The Cheshire Cat is one of many iconic characters depicted in Alice’s Adventures in Wonderland that have become enmeshed in popular culture, appearing in various forms of media, from political cartoons to television. One of its distinguishing features is that from time to time it disappears, the last thing to be seen being its grin.

Alice first encounters it at the Duchess’s house in her kitchen, and then later outside on the branches of a tree, where it appears and disappears at will, engaging Alice in amusing but sometimes vexing conversation. The cat sometimes raises philosophical points that annoy or baffle Alice. It does, however, appear to cheer her up when it turns up suddenly at the Queen of Hearts’ croquet field, and when sentenced to death baffles everyone by having made its head appear without its body, sparking a massive argument between the executioner and the King and Queen of Hearts about whether something that does not have a body can indeed be beheaded.

At one point, the cat disappears gradually until nothing is left but its grin, prompting Alice to remark that she has often seen a cat without a grin but never a grin without a cat.

In the 1951 Disney animated film, Alice in Wonderland, the Cheshire Cat is depicted as an intelligent yet mischievous character that sometimes helps Alice and sometimes gets her into trouble, and thus, in some cases, is classified as a “Disney Villain”. He is voiced by Sterling Holloway and later by Jim Cummings after Holloway’s death (making him the third character that Cummings has taken from Holloway). The Disney version of the character can also be spotted during the final scene of the 1988 film Who Framed Roger Rabbit. The Cheshire Cat is heard singing the poem Jabberwocky before he materializes in front of Alice. Prior to the release of the Walt Disney animated adaption of the story, scholars observed few specific allusions to this character. Martin Gardner, author of The Annotated Alice, wondered if T. S. Eliot had the Cheshire Cat in mind when writing Morning at the Window but notes no other significant allusions in the pre-war period.

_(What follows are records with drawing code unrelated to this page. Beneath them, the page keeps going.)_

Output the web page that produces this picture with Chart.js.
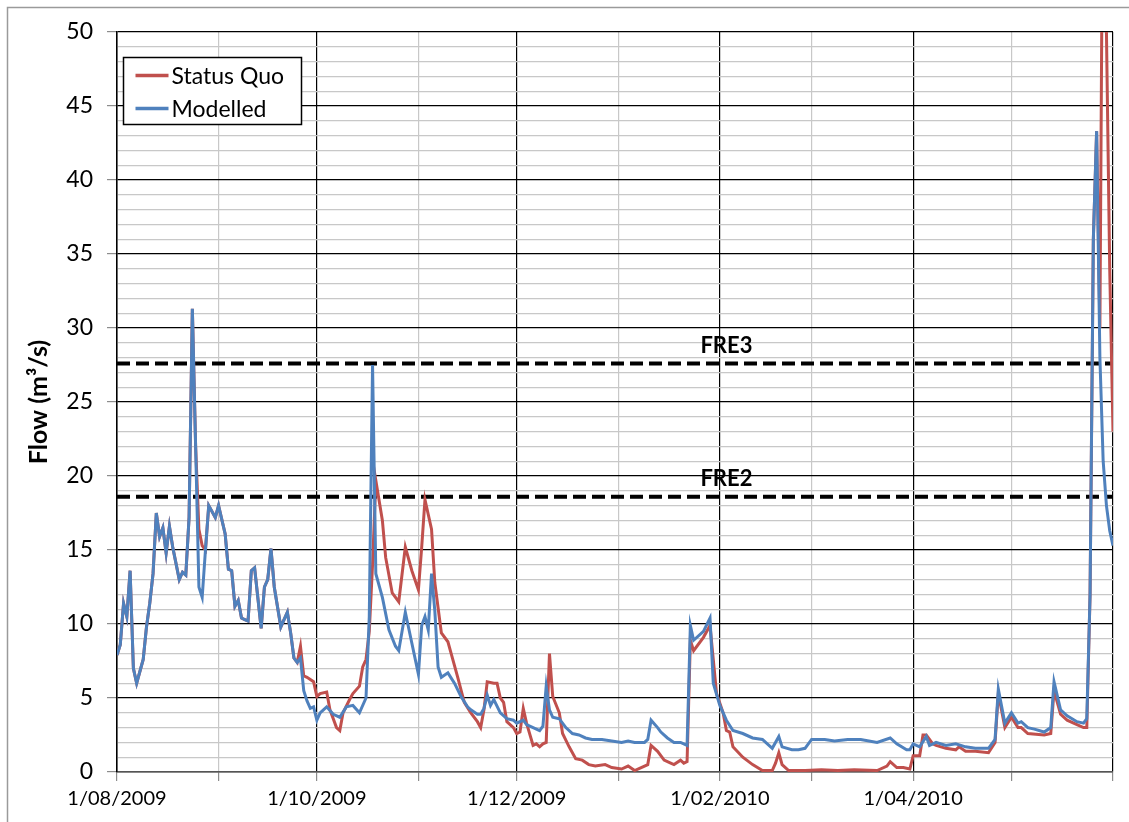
<!DOCTYPE html>
<html>
<head>
<meta charset="utf-8">
<title>Flow - Status Quo vs Modelled</title>
<script src="https://cdn.jsdelivr.net/npm/chart.js@4.4.1/dist/chart.umd.min.js"></script>
<style>
    html, body { margin: 0; padding: 0; background: #fff; }
    #wrap { width: 1129px; height: 822px; position: relative; }
</style>
</head>
<body>
<div id="wrap"><canvas id="flow-chart" width="1129" height="822"></canvas></div>
<script>
// days counted from 1/08/2009
const monthStarts = [0, 31, 61, 92, 122, 153, 184, 212, 243, 273, 304];
const monthLabels = ['1/08/2009', '', '1/10/2009', '', '1/12/2009', '', '1/02/2010', '', '1/04/2010', '', ''];

const statusQuoDays = [0, 1, 2, 3, 4, 5, 6, 8, 9, 10, 11, 12, 13, 14, 15, 16, 17, 19, 20, 21, 22, 23, 24, 25, 26, 27, 28, 30, 31, 33, 34, 35, 36, 37, 38, 39, 40, 41, 42, 44, 45, 46, 47, 48, 50, 52, 53, 54, 55, 56, 57, 58, 60, 61, 62, 64, 65, 67, 68, 69, 71, 72, 74, 75, 76, 77, 78, 79, 81, 82, 84, 86, 88, 90, 92, 93, 94, 96, 97, 99, 101, 102, 104, 106, 108, 110, 111, 112, 113, 115, 116, 117, 118, 119, 121, 122, 123, 124, 125, 127, 128, 129, 130, 131, 132, 133, 135, 136, 138, 140, 142, 144, 146, 149, 151, 154, 156, 158, 160, 162, 163, 165, 167, 169, 170, 172, 173, 174, 175, 176, 179, 181, 182, 183, 185, 186, 187, 188, 191, 194, 197, 200, 201, 202, 203, 205, 210, 215, 220, 225, 232, 235, 236, 238, 240, 242, 243, 245, 246, 247, 249, 250, 253, 256, 257, 259, 262, 266, 268, 269, 271, 273, 275, 276, 278, 283, 285, 286, 288, 290, 293, 295, 296, 297, 298, 299, 300, 301, 302, 303, 304];
const statusQuoFlow = [7.9, 8.6, 11.4, 10.5, 13.6, 7.0, 6.0, 7.6, 9.8, 11.4, 13.4, 17.5, 15.9, 16.5, 14.8, 16.6, 15.2, 13.0, 13.5, 13.3, 17.2, 31.3, 22.0, 16.4, 15.3, 15.0, 18.0, 17.2, 18.0, 16.1, 13.7, 13.6, 11.2, 11.6, 10.4, 10.3, 10.2, 13.6, 13.8, 9.7, 12.5, 13.0, 15.1, 12.5, 9.8, 10.8, 9.4, 7.7, 7.4, 8.5, 6.5, 6.4, 6.1, 5.1, 5.3, 5.4, 4.2, 3.0, 2.8, 4.0, 4.9, 5.3, 5.8, 7.1, 7.6, 9.5, 14.0, 19.7, 17.0, 14.5, 12.1, 11.5, 15.2, 13.6, 12.3, 15.2, 18.4, 16.4, 12.8, 9.4, 8.8, 8.0, 6.4, 4.7, 4.0, 3.4, 3.0, 4.2, 6.1, 6.0, 6.0, 5.0, 4.7, 3.4, 3.0, 2.6, 2.7, 4.3, 3.3, 1.8, 1.9, 1.7, 1.9, 2.0, 8.0, 5.1, 4.0, 2.6, 1.7, 0.9, 0.8, 0.5, 0.4, 0.5, 0.3, 0.2, 0.4, 0.1, 0.3, 0.5, 1.8, 1.4, 0.8, 0.6, 0.5, 0.8, 0.6, 0.7, 8.9, 8.2, 9.1, 9.9, 7.6, 5.3, 4.0, 2.8, 2.7, 1.7, 1.0, 0.5, 0.1, 0.1, 0.6, 1.3, 0.5, 0.1, 0.1, 0.15, 0.1, 0.15, 0.1, 0.4, 0.7, 0.3, 0.3, 0.2, 1.1, 1.1, 2.5, 2.5, 1.9, 1.8, 1.6, 1.5, 1.7, 1.4, 1.4, 1.3, 2.0, 5.3, 3.0, 3.7, 3.0, 3.0, 2.6, 2.5, 2.6, 5.5, 3.9, 3.5, 3.2, 3.0, 3.0, 12.0, 36.0, 43.3, 30.0, 66.0, 50.0, 34.0, 23.0];

const modelledDays = [0, 1, 2, 3, 4, 5, 6, 8, 9, 10, 11, 12, 13, 14, 15, 16, 17, 19, 20, 21, 22, 23, 24, 25, 26, 27, 28, 30, 31, 33, 34, 35, 36, 37, 38, 39, 40, 41, 42, 44, 45, 46, 47, 48, 50, 52, 53, 54, 55, 56, 57, 58, 59, 60, 61, 62, 64, 66, 68, 70, 72, 74, 76, 77, 78, 79, 81, 83, 85, 86, 88, 90, 92, 93, 94, 95, 96, 97, 98, 99, 101, 103, 105, 107, 108, 110, 111, 112, 113, 114, 115, 117, 119, 121, 122, 124, 125, 127, 129, 130, 131, 132, 133, 135, 137, 139, 141, 143, 145, 148, 151, 154, 156, 158, 161, 162, 163, 165, 166, 168, 170, 172, 173, 174, 175, 176, 179, 181, 182, 184, 186, 188, 191, 194, 197, 200, 202, 203, 206, 208, 210, 212, 216, 219, 223, 227, 232, 236, 238, 241, 242, 243, 245, 247, 248, 250, 253, 256, 259, 262, 266, 268, 269, 271, 273, 275, 276, 278, 280, 283, 285, 286, 288, 290, 293, 295, 296, 297, 298, 299, 300, 301, 302, 303, 304];
const modelledFlow = [7.9, 8.6, 11.4, 10.5, 13.6, 7.0, 6.0, 7.6, 9.8, 11.4, 13.4, 17.5, 15.9, 16.5, 14.8, 16.6, 15.2, 13.0, 13.5, 13.3, 17.2, 31.3, 22.0, 12.5, 11.8, 15.0, 18.0, 17.2, 18.0, 16.1, 13.7, 13.6, 11.2, 11.6, 10.4, 10.3, 10.2, 13.6, 13.8, 9.7, 12.5, 13.0, 15.1, 12.5, 9.8, 10.8, 9.4, 7.7, 7.4, 7.7, 5.5, 4.8, 4.3, 4.4, 3.5, 4.0, 4.4, 3.9, 3.7, 4.4, 4.5, 4.0, 5.0, 10.5, 27.5, 13.4, 11.8, 9.6, 8.5, 8.2, 10.8, 8.7, 6.6, 9.9, 10.5, 9.6, 13.4, 10.9, 7.1, 6.4, 6.7, 6.0, 5.1, 4.4, 4.2, 3.9, 3.9, 4.3, 5.2, 4.5, 4.9, 4.0, 3.6, 3.5, 3.3, 3.5, 3.2, 3.0, 2.8, 3.1, 5.8, 4.2, 3.7, 3.6, 3.0, 2.6, 2.5, 2.3, 2.2, 2.2, 2.1, 2.0, 2.1, 2.0, 2.0, 2.2, 3.5, 3.0, 2.7, 2.3, 2.0, 2.0, 1.9, 1.8, 9.9, 8.9, 9.5, 10.4, 6.0, 4.5, 3.5, 2.8, 2.6, 2.3, 2.2, 1.6, 2.4, 1.7, 1.5, 1.5, 1.6, 2.2, 2.2, 2.1, 2.2, 2.2, 2.0, 2.3, 1.9, 1.5, 1.5, 1.9, 1.7, 2.4, 1.8, 2.0, 1.8, 1.9, 1.7, 1.6, 1.6, 2.2, 5.6, 3.3, 4.0, 3.3, 3.4, 3.0, 2.9, 2.7, 3.0, 6.1, 4.2, 3.8, 3.4, 3.3, 3.6, 12.0, 36.0, 43.3, 28.0, 21.0, 18.0, 16.3, 15.3];

const freNames = ['FRE3', 'FRE2'];
const freLevels = [27.6, 18.6];

const yTickStep = 1;
const yMajorStep = 5;

const FONT = 'Lato, "Open Sans", sans-serif';

function toPoints(days, values) {
    return days.map((d, i) => ({ x: d, y: values[i] }));
}

document.addEventListener('DOMContentLoaded', function() {
    const ctx = document.getElementById('flow-chart').getContext('2d');

    const datasets = [
        {
            label: 'Status Quo',
            data: toPoints(statusQuoDays, statusQuoFlow),
            borderColor: '#C0504D',
            borderWidth: 3,
            order: 2,
            clip: 0
        },
        {
            label: 'Modelled',
            data: toPoints(modelledDays, modelledFlow),
            borderColor: '#4F81BD',
            borderWidth: 3,
            order: 1,
            clip: 0
        }
    ];
    freLevels.forEach(function(level, i) {
        datasets.push({
            label: freNames[i],
            data: [{ x: monthStarts[0], y: level }, { x: monthStarts[monthStarts.length - 1], y: level }],
            borderColor: '#000',
            borderWidth: 4,
            borderDash: [13, 6],
            order: 3,
            isThreshold: true
        });
    });

    // grey frame round the whole picture
    const framePlugin = {
        id: 'frame',
        beforeDraw(chart) {
            const c = chart.ctx;
            c.save();
            c.strokeStyle = '#9a9a9a';
            c.lineWidth = 1.5;
            c.beginPath();
            c.moveTo(7.5, chart.height);
            c.lineTo(7.5, 7.5);
            c.lineTo(chart.width, 7.5);
            c.stroke();
            c.restore();
        }
    };

    // FRE labels sit just above their dashed lines
    const freLabelPlugin = {
        id: 'freLabels',
        afterDatasetsDraw(chart) {
            const c = chart.ctx;
            const xs = chart.scales.x;
            const ys = chart.scales.y;
            c.save();
            c.font = 'bold 22px ' + FONT;
            c.fillStyle = '#000';
            c.textAlign = 'center';
            c.textBaseline = 'middle';
            chart.data.datasets.forEach(function(ds) {
                if (!ds.isThreshold) return;
                const y = ys.getPixelForValue(ds.data[0].y);
                c.fillText(ds.label, xs.getPixelForValue(186), y - 18);
            });
            c.restore();
        }
    };

    // boxed legend in the top-left corner of the plot
    const boxLegendPlugin = {
        id: 'boxLegend',
        afterDraw(chart) {
            const c = chart.ctx;
            const area = chart.chartArea;
            const left = area.left + 6.5, top = area.top + 25.5;
            const w = 178, h = 67;
            c.save();
            c.fillStyle = '#fff';
            c.fillRect(left, top, w, h);
            c.strokeStyle = '#000';
            c.lineWidth = 1.5;
            c.strokeRect(left, top, w, h);
            c.font = '23px ' + FONT;
            c.textBaseline = 'middle';
            c.textAlign = 'left';
            const items = chart.data.datasets.filter(ds => !ds.isThreshold);
            items.forEach(function(ds, i) {
                const y = top + 18 + i * 33;
                c.strokeStyle = ds.borderColor;
                c.lineWidth = 3.5;
                c.beginPath();
                c.moveTo(left + 12, y);
                c.lineTo(left + 45, y);
                c.stroke();
                c.fillStyle = '#000';
                c.fillText(ds.label, left + 48, y + 1);
            });
            c.restore();
        }
    };

    new Chart(ctx, {
        type: 'line',
        data: { datasets: datasets },
        options: {
            responsive: false,
            animation: false,
            events: [],
            layout: { padding: { top: 32, right: 16, left: 0, bottom: 0 } },
            elements: {
                point: { radius: 0 },
                line: { tension: 0, fill: false }
            },
            plugins: {
                legend: { display: false },
                tooltip: { enabled: false }
            },
            scales: {
                x: {
                    type: 'linear',
                    min: monthStarts[0],
                    max: monthStarts[monthStarts.length - 1],
                    afterBuildTicks(scale) {
                        scale.ticks = monthStarts.map(v => ({ value: v }));
                    },
                    afterFit(scale) { scale.height = 50; },
                    ticks: {
                        autoSkip: false,
                        maxRotation: 0,
                        padding: 6,
                        color: '#000',
                        font: { family: FONT, size: 20 },
                        callback: (value, index) => monthLabels[index]
                    },
                    grid: {
                        color: c => (c.index % 2 === 0 ? '#000' : '#c8c8c8'),
                        lineWidth: 1.2,
                        tickLength: 9,
                        tickColor: '#8c8c8c'
                    },
                    border: { color: '#555', width: 1.5 }
                },
                y: {
                    min: 0,
                    max: 50,
                    afterFit(scale) { scale.width = 117; },
                    title: {
                        display: true,
                        text: 'Flow (m³/s)',
                        color: '#000',
                        font: { family: FONT, size: 25, weight: 'bold' },
                        padding: { top: 24, bottom: 0 }
                    },
                    ticks: {
                        stepSize: yTickStep,
                        maxTicksLimit: 60,
                        autoSkip: false,
                        padding: 14,
                        color: '#000',
                        font: { family: FONT, size: 23 },
                        callback: v => (v % yMajorStep === 0 ? v : '')
                    },
                    grid: {
                        color: c => (c.tick.value % yMajorStep === 0 ? '#000' : '#c8c8c8'),
                        lineWidth: 1.2,
                        tickLength: 10,
                        tickColor: c => (c.tick.value % yMajorStep === 0 ? '#8c8c8c' : 'rgba(0,0,0,0)')
                    },
                    border: { color: '#000', width: 1.5 }
                }
            }
        },
        plugins: [framePlugin, freLabelPlugin, boxLegendPlugin]
    });
});
</script>
</body>
</html>
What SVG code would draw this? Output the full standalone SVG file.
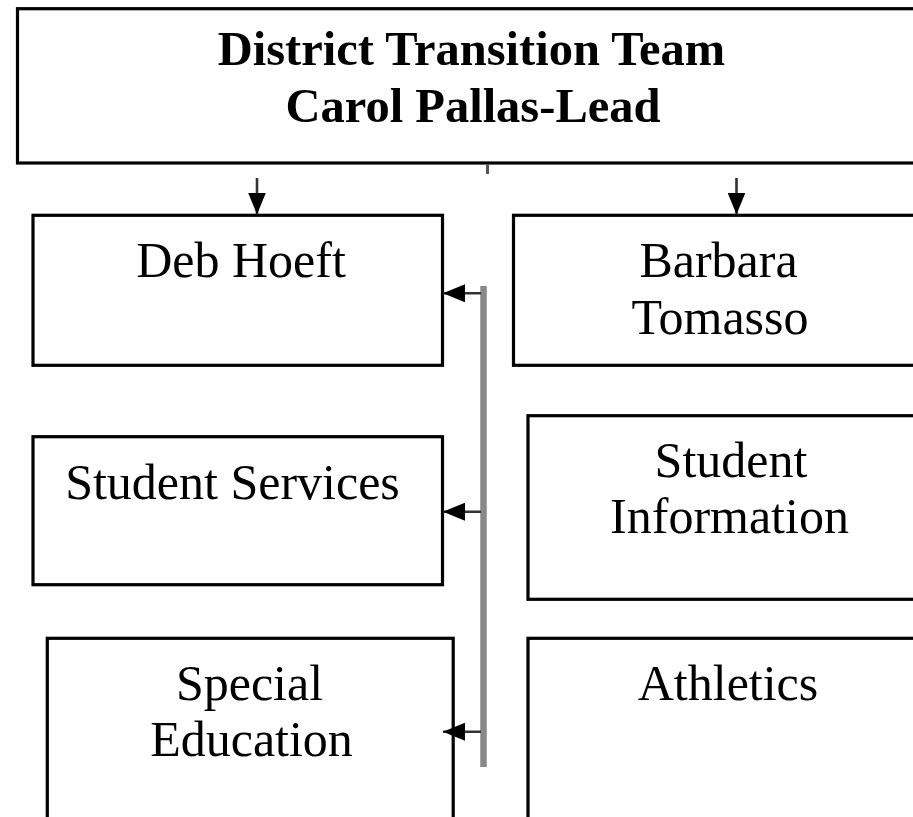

The phrase appears in print in John Wolcot’s pseudonymous Peter Pindar’s Pair of Lyric Epistles in 1792: “Lo, like a Cheshire cat our court will grin.” Earlier than that, A classical dictionary of the vulgar tongue by Francis Grose (The Second Edition, Corrected and Enlarged, London 1788) contains the following entry: “CHESHIRE CAT. He grins like a Cheshire cat; said of any one who shows his teeth and gums in laughing.”

One of the stories of the possible origins of the grinning “Cheshire cat” is based on a Cheshire sign painter’s peculiar way of drawing the lion crest of the Grosvenor family of Concord, Massachusetts, USA on inn and pub signs, which looked to the general populace like a grinning cat, rather than the noble beast it was supposed to be. However, this would not account for the phrase’s appearing in English eighteenth-century reference books such as Grose’s dictionary.